In the last week of May, CONDUSEF (Mexico's financial-consumer watchdog) published its semiannual Weighted Average CAT report, the figure that captures what banks actually charged borrowers over the previous six months. It's the clearest public X-ray of credit pricing in Mexico — not the rate you see in ads, but the one customers actually signed for.

Personal loans: banks held steady, SOFOMs took a hit

Across private banks, average CAT (Costo Anual Total — Mexico's all-in annual cost figure) stayed between 38% and 47%, with BBVA at the low end and Scotiabank at the high end. Moves on the order of half a point — nothing worth a headline. The real story is outside traditional banking.
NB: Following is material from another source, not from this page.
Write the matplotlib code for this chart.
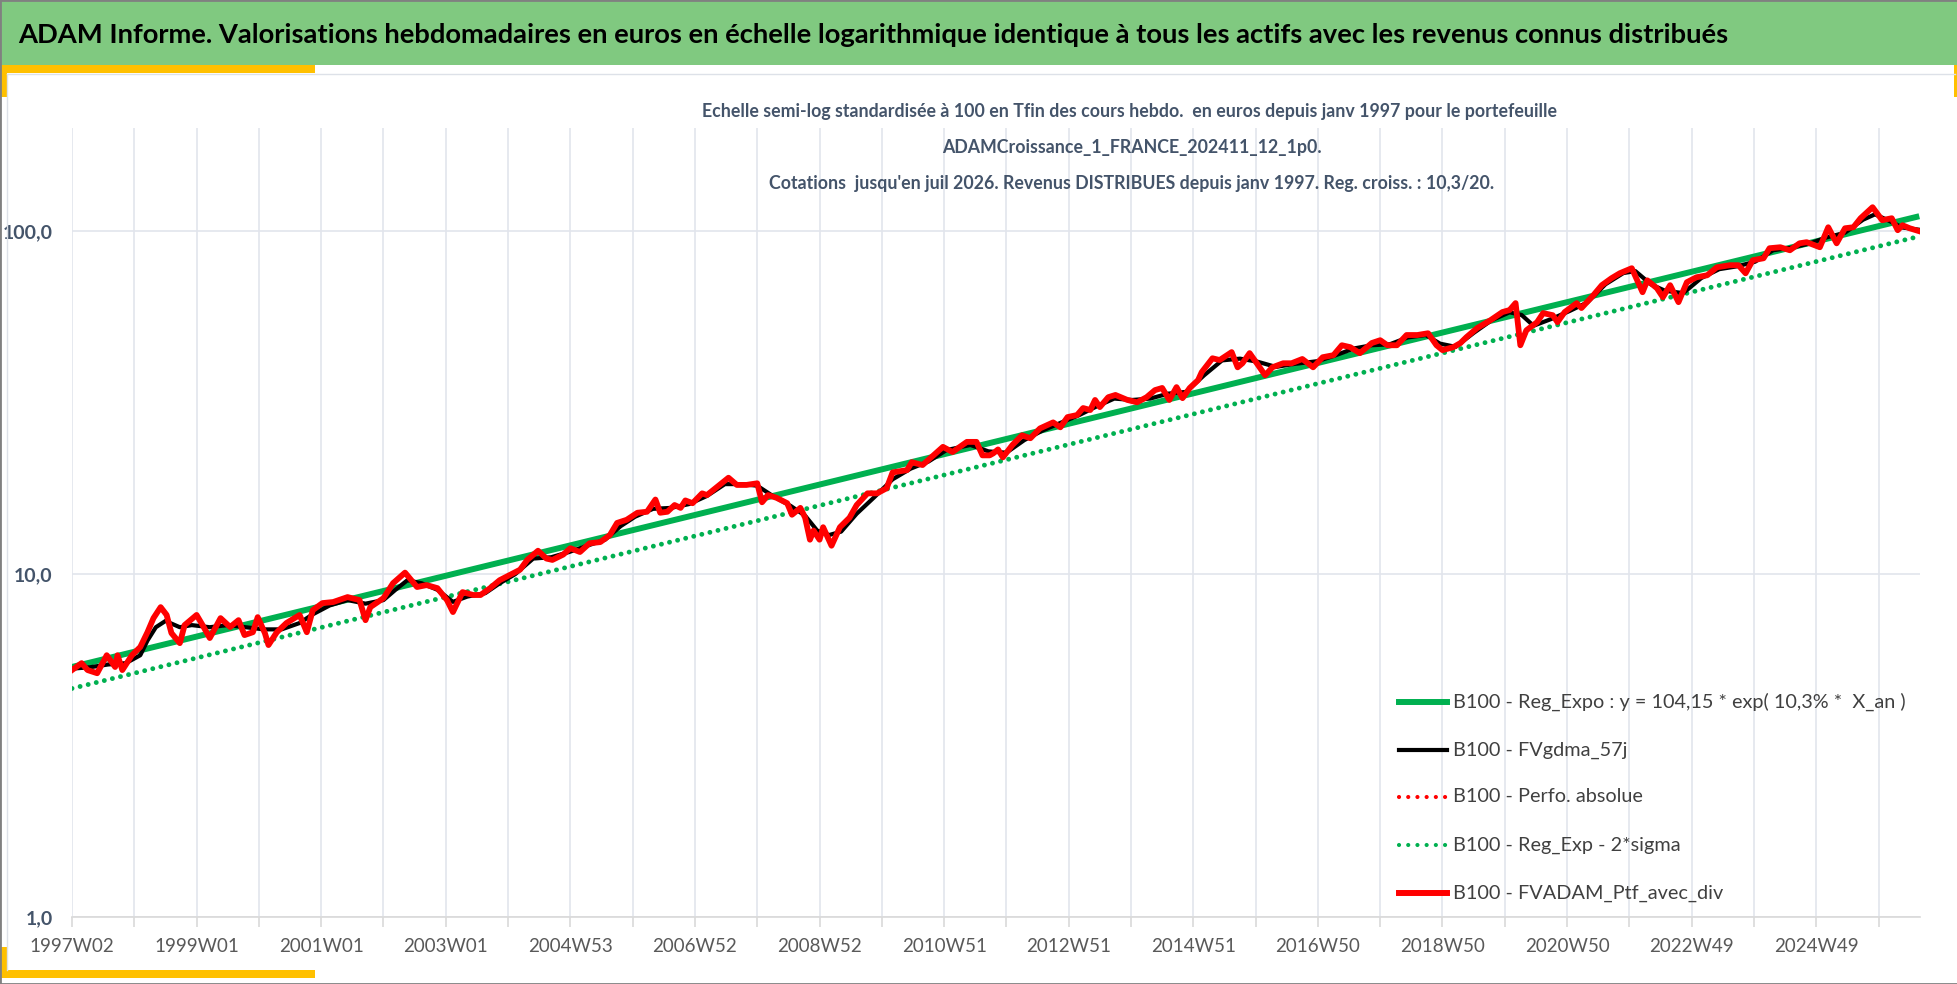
import matplotlib
matplotlib.use('Agg')
import matplotlib.pyplot as plt
from matplotlib.lines import Line2D
from matplotlib.patches import Rectangle
from matplotlib.ticker import NullLocator

# weekly points, x = week number since 1997W02
red_idx = [0, 8, 13, 21, 29, 36, 38, 42, 50, 57,
           63, 68, 74, 79, 83, 90, 94, 104, 109, 115,
           124, 132, 139, 144, 151, 155, 161, 164, 171, 179,
           190, 196, 201, 209, 218, 230, 240, 245, 249, 260,
           268, 278, 288, 296, 305, 313, 318, 326, 335, 341,
           349, 357, 374, 380, 389, 396, 401, 410, 416, 424,
           432, 441, 449, 455, 463, 472, 480, 487, 491, 497,
           503, 508, 512, 518, 526, 530, 538, 548, 555, 563,
           572, 576, 581, 588, 597, 601, 608, 612, 616, 619,
           624, 627, 634, 641, 649, 655, 664, 672, 680, 685,
           697, 701, 710, 719, 727, 735, 747, 755, 760, 766,
           769, 773, 777, 785, 793, 800, 808, 819, 825, 831,
           839, 844, 850, 854, 858, 865, 871, 881, 889, 897,
           904, 910, 916, 922, 927, 933, 940, 943, 952, 958,
           968, 973, 977, 983, 989, 996, 1002, 1011, 1018, 1027,
           1036, 1044, 1053, 1060, 1067, 1075, 1085, 1092, 1098, 1106,
           1114, 1123, 1132, 1139, 1144, 1153, 1159, 1164, 1173, 1184,
           1194, 1200, 1205, 1209, 1214, 1223, 1228, 1236, 1240, 1246,
           1256, 1260, 1270, 1277, 1285, 1292, 1302, 1311, 1315, 1323,
           1328, 1334, 1341, 1348, 1356, 1365, 1373, 1384, 1391, 1397,
           1403, 1412, 1417, 1426, 1434, 1442, 1448, 1459, 1466, 1473,
           1480, 1487, 1493, 1503, 1511, 1519, 1524, 1528, 1534, 1542]
red_val = [5.25, 5.50, 5.25, 5.14, 5.80, 5.36, 5.80, 5.25, 5.80, 6.13,
           6.77, 7.44, 8.01, 7.60, 6.73, 6.29, 7.10, 7.60, 7.10, 6.51,
           7.44, 7.01, 7.34, 6.64, 6.77, 7.49, 6.73, 6.21, 6.77, 7.20,
           7.60, 6.77, 7.85, 8.23, 8.29, 8.57, 8.40, 7.34, 8.01, 8.51,
           9.41, 10.1, 9.17, 9.29, 9.10, 8.40, 7.75, 8.86, 8.69, 8.69,
           9.10, 9.60, 10.3, 11.0, 11.7, 11.1, 11.0, 11.4, 11.9, 11.6,
           12.3, 12.4, 13.0, 14.1, 14.4, 15.1, 15.2, 16.5, 15.1, 15.2,
           15.9, 15.6, 16.4, 16.1, 17.2, 17.0, 17.9, 19.1, 18.2, 18.2,
           18.4, 16.2, 17.0, 16.7, 16.1, 14.9, 15.6, 14.6, 12.6, 13.4,
           12.6, 13.7, 12.1, 13.7, 14.6, 15.9, 17.2, 17.2, 17.8, 19.8,
           20.1, 21.2, 20.8, 22.2, 23.5, 22.7, 24.3, 24.3, 22.2, 22.2,
           22.5, 23.1, 21.9, 23.8, 25.4, 24.9, 26.6, 27.7, 26.8, 28.7,
           29.1, 30.5, 30.1, 32.2, 30.7, 32.8, 33.3, 32.2, 31.7, 32.8,
           34.4, 34.9, 32.2, 35.1, 32.6, 34.9, 36.8, 38.8, 42.6, 42.1,
           44.4, 40.1, 41.2, 44.1, 41.2, 38.0, 40.1, 41.2, 41.2, 42.4,
           40.1, 42.9, 43.5, 46.5, 45.9, 44.1, 47.2, 48.1, 46.5, 46.5,
           49.8, 49.8, 50.4, 46.5, 45.0, 45.9, 47.2, 49.1, 52.2, 55.0,
           58.1, 58.9, 61.7, 46.5, 51.4, 54.3, 57.7, 56.9, 54.3, 58.1,
           61.7, 59.7, 65.1, 69.6, 72.9, 75.4, 78.0, 66.4, 71.9, 68.2,
           64.2, 69.6, 62.1, 71.0, 73.4, 74.4, 78.5, 79.6, 79.6, 75.4,
           82.3, 83.4, 89.2, 89.8, 88.0, 92.2, 92.9, 89.8, 102.7, 92.2,
           102.0, 102.7, 109.1, 117.5, 107.7, 109.1, 100.7, 104.1, 102.0, 100.0]

# moyenne mobile (FVgdma_57j)
black_idx = [0, 15, 30, 45, 57, 63, 70, 78, 90, 100,
             115, 130, 145, 160, 175, 190, 200, 215, 230, 245,
             260, 270, 280, 292, 305, 318, 330, 345, 357, 370,
             385, 400, 415, 430, 445, 458, 470, 485, 500, 515,
             530, 545, 560, 572, 585, 600, 612, 622, 632, 642,
             655, 670, 685, 700, 715, 730, 750, 765, 780, 795,
             810, 825, 840, 855, 870, 885, 900, 915, 930, 945,
             960, 975, 990, 1005, 1020, 1040, 1055, 1070, 1085, 1100,
             1115, 1130, 1142, 1155, 1170, 1185, 1200, 1210, 1220, 1235,
             1250, 1265, 1280, 1295, 1305, 1318, 1330, 1345, 1360, 1375,
             1390, 1405, 1420, 1435, 1450, 1465, 1480, 1495, 1505, 1515,
             1528, 1542]
black_val = [5.3, 5.35, 5.45, 5.5, 5.8, 6.4, 7.0, 7.3, 7.0, 7.1,
             7.0, 7.1, 7.0, 6.9, 6.9, 7.2, 7.6, 8.1, 8.4, 8.2,
             8.4, 9.0, 9.6, 9.4, 9.0, 8.3, 8.6, 8.8, 9.4, 10.0,
             11.1, 11.2, 11.6, 12.1, 12.6, 13.8, 14.7, 15.5, 15.6, 16.0,
             16.9, 18.3, 18.3, 18.1, 16.9, 15.8, 14.8, 13.4, 13.0, 13.3,
             15.0, 16.8, 18.9, 20.3, 21.3, 23.0, 23.8, 22.8, 22.6, 24.6,
             26.2, 27.6, 29.0, 30.8, 32.5, 32.2, 32.5, 33.6, 34.0, 38.0,
             42.0, 42.5, 41.6, 40.2, 41.0, 41.8, 43.5, 45.5, 46.5, 46.8,
             49.0, 49.8, 47.0, 46.0, 50.5, 55.0, 58.0, 57.0, 53.0, 55.5,
             58.5, 62.0, 70.0, 75.5, 76.5, 70.0, 67.0, 66.0, 73.0, 77.5,
             79.0, 81.5, 88.0, 89.5, 92.0, 96.0, 99.0, 108.0, 112.0, 108.0,
             102.5, 101.0]

# regression line and regression - 2 sigma (straight lines on the log scale)
reg_idx = [0, 1542]
reg_val = [5.36, 110.6]
sig_val = [4.64, 96.6]

week_labels = ['1997W02', '1999W01', '2001W01', '2003W01', '2004W53', '2006W52',
               '2008W52', '2010W51', '2012W51', '2014W51', '2016W50', '2018W50',
               '2020W50', '2022W49', '2024W49']

legend_labels = ['B100 - Reg_Expo : y = 104,15 * exp( 10,3% *  X_an )',
                 'B100 - FVgdma_57j',
                 'B100 - Perfo. absolue',
                 'B100 - Reg_Exp - 2*sigma',
                 'B100 - FVADAM_Ptf_avec_div']

title_lines = ['Echelle semi-log standardisée à 100 en Tfin des cours hebdo.  en euros depuis janv 1997 pour le portefeuille',
               'ADAMCroissance_1_FRANCE_202411_12_1p0.',
               "Cotations  jusqu'en juil 2026. Revenus DISTRIBUES depuis janv 1997. Reg. croiss. : 10,3/20."]
header = ('ADAM Informe. Valorisations hebdomadaires en euros en échelle logarithmique '
          'identique à tous les actifs avec les revenus connus distribués')

GREEN = '#00B050'
RED = '#FF0000'
plt.rcParams['font.family'] = ['Lato', 'DejaVu Sans']

W, H = 1958, 984
fig = plt.figure(figsize=(W / 100, H / 100), dpi=100)


def fx(px):
    return px / W


def fy(py):
    return 1 - py / H


def fit(t, width):
    r = fig.canvas.get_renderer()
    w = t.get_window_extent(r).width
    t.set_fontsize(t.get_fontsize() * width / w)
    return t.get_fontsize()


# frame decorations
def box(x0, y0, x1, y1, color):
    fig.patches.append(Rectangle((fx(x0), fy(y1)), (x1 - x0) / W, (y1 - y0) / H,
                                 transform=fig.transFigure, color=color, lw=0, zorder=0))


box(0, 0, W, 65, '#80C980')
box(0, 65, 315, 73, '#FFC000')
box(0, 73, 7, 97, '#FFC000')
box(0, 970, 315, 978, '#FFC000')
box(0, 947, 7, 978, '#FFC000')
box(1954, 65, W, 97, '#FFC000')
fig.add_artist(Line2D([fx(7), fx(1955)], [fy(74), fy(74)], color='#DDE1E8', lw=1))
fig.add_artist(Line2D([fx(7), fx(7)], [fy(74), fy(970)], color='#DDE1E8', lw=1))
fig.add_artist(Rectangle((0, 0), 1, 1, transform=fig.transFigure, fill=False,
                         edgecolor='#808080', lw=2))

t = fig.text(fx(18), fy(35), header, ha='left', va='center', fontsize=20,
             fontweight='bold', color='black')
fit(t, 1710)

t1 = fig.text(fx(1129), fy(112), title_lines[0], ha='center', va='center', fontsize=16,
              fontweight='bold', color='#44546A')
fs = fit(t1, 850)
for line, ypx in zip(title_lines[1:], [147, 183]):
    fig.text(fx(1132), fy(ypx), line, ha='center', va='center', fontsize=fs,
             fontweight='bold', color='#44546A')

ax = fig.add_axes([fx(72), fy(917), (1920 - 72) / W, (917 - 128) / H])
ax.set_yscale('log')

ax.plot(reg_idx, sig_val, color=GREEN, lw=3.5, ls=(0, (0.01, 1.7)),
        dash_capstyle='round', zorder=2)
ax.plot(red_idx, red_val, color=RED, lw=3, ls=(0, (0.01, 2)),
        dash_capstyle='round', zorder=2)
ax.plot(reg_idx, reg_val, color=GREEN, lw=4.3, solid_capstyle='butt', zorder=3)
ax.plot(black_idx, black_val, color='black', lw=3, zorder=4)
ax.plot(red_idx, red_val, color=RED, lw=4.2, zorder=5)

ax.set_xlim(0, 1542.6)
ax.set_ylim(1, 200)
ax.set_yticks([1, 10, 100])
ax.set_yticklabels(['1,0', '10,0', '100,0'])
ax.yaxis.set_minor_locator(NullLocator())
grid_ticks = list(range(0, 1543, 52))
ax.set_xticks(grid_ticks)
ax.set_xticklabels([week_labels[i // 2] if i % 2 == 0 else '' for i in range(len(grid_ticks))])

ax.grid(True, color='#E2E5EC', lw=1.2)
ax.set_axisbelow(True)
for s in ['top', 'right', 'left']:
    ax.spines[s].set_visible(False)
ax.spines['bottom'].set_color('#D9D9D9')
ax.spines['bottom'].set_linewidth(1.2)
ax.tick_params(axis='x', length=7, color='#D9D9D9', width=1.2, pad=8,
               labelsize=13.5, labelcolor='#595959')
ax.tick_params(axis='y', length=0, pad=14, labelsize=14, labelcolor='#44546A')
for lb in ax.get_yticklabels():
    lb.set_fontweight('bold')

# legend
styles = [dict(color=GREEN, lw=4.3),
          dict(color='black', lw=3),
          dict(color=RED, lw=3, ls=(0, (0.01, 2.2)), dash_capstyle='round'),
          dict(color=GREEN, lw=3, ls=(0, (0.01, 2.2)), dash_capstyle='round'),
          dict(color=RED, lw=4.3)]
rows = [702, 750, 797, 845, 893]
lfs = None
for lab, st, ypx in zip(legend_labels, styles, rows):
    fig.add_artist(Line2D([fx(1399), fx(1447)], [fy(ypx), fy(ypx)], **st))
    tt = fig.text(fx(1453), fy(ypx), lab, ha='left', va='center', fontsize=15,
                  color='#404040')
    if lfs is None:
        lfs = fit(tt, 455)
    else:
        tt.set_fontsize(lfs)

fig.savefig('out.png', dpi=100)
Online SOFOMs — Kueski, MoneyMan, Crediclub — averaged 218%, against 187% in the second half of 2025. That's two extra points a month, sustained. The going explanation: delinquency in the subprime segment has risen, and risk models are passing the cost through into the rate.

Cards: the pecking order didn't change

Nu is still the cheapest among no-annual-fee cards on the list (55% average CAT). Hey Banco trails closely (58%). On cards with an annual fee, Premium clients at BBVA or Santander are paying 5 to 7 points below the headline rate, but that number doesn't show up in public reports — you only see it when you talk to your account executive.

Mortgages: half a point, a lot of money

BBVA reported 11.4% average CAT on fixed-rate mortgages, Santander 12.0%, Banorte 11.8%, Scotia 12.4%. On a two-million-peso loan over 20 years, the half-point gap between BBVA and Scotia adds up to roughly 280,000 pesos over the life of the loan. Not trivial.

What this means if you're about to borrow

If the plan was to refinance a card with a personal loan, bank rates are right where they were — the window is still open. If you were thinking of tapping an online SOFOM, do it only for the smallest amount and shortest term you can stomach; the effective price has climbed for two semesters running and hasn't hit a ceiling yet.

The full report is on condusef.gob.mx, under Average CAT. Worth reading before you sign for any new plastic.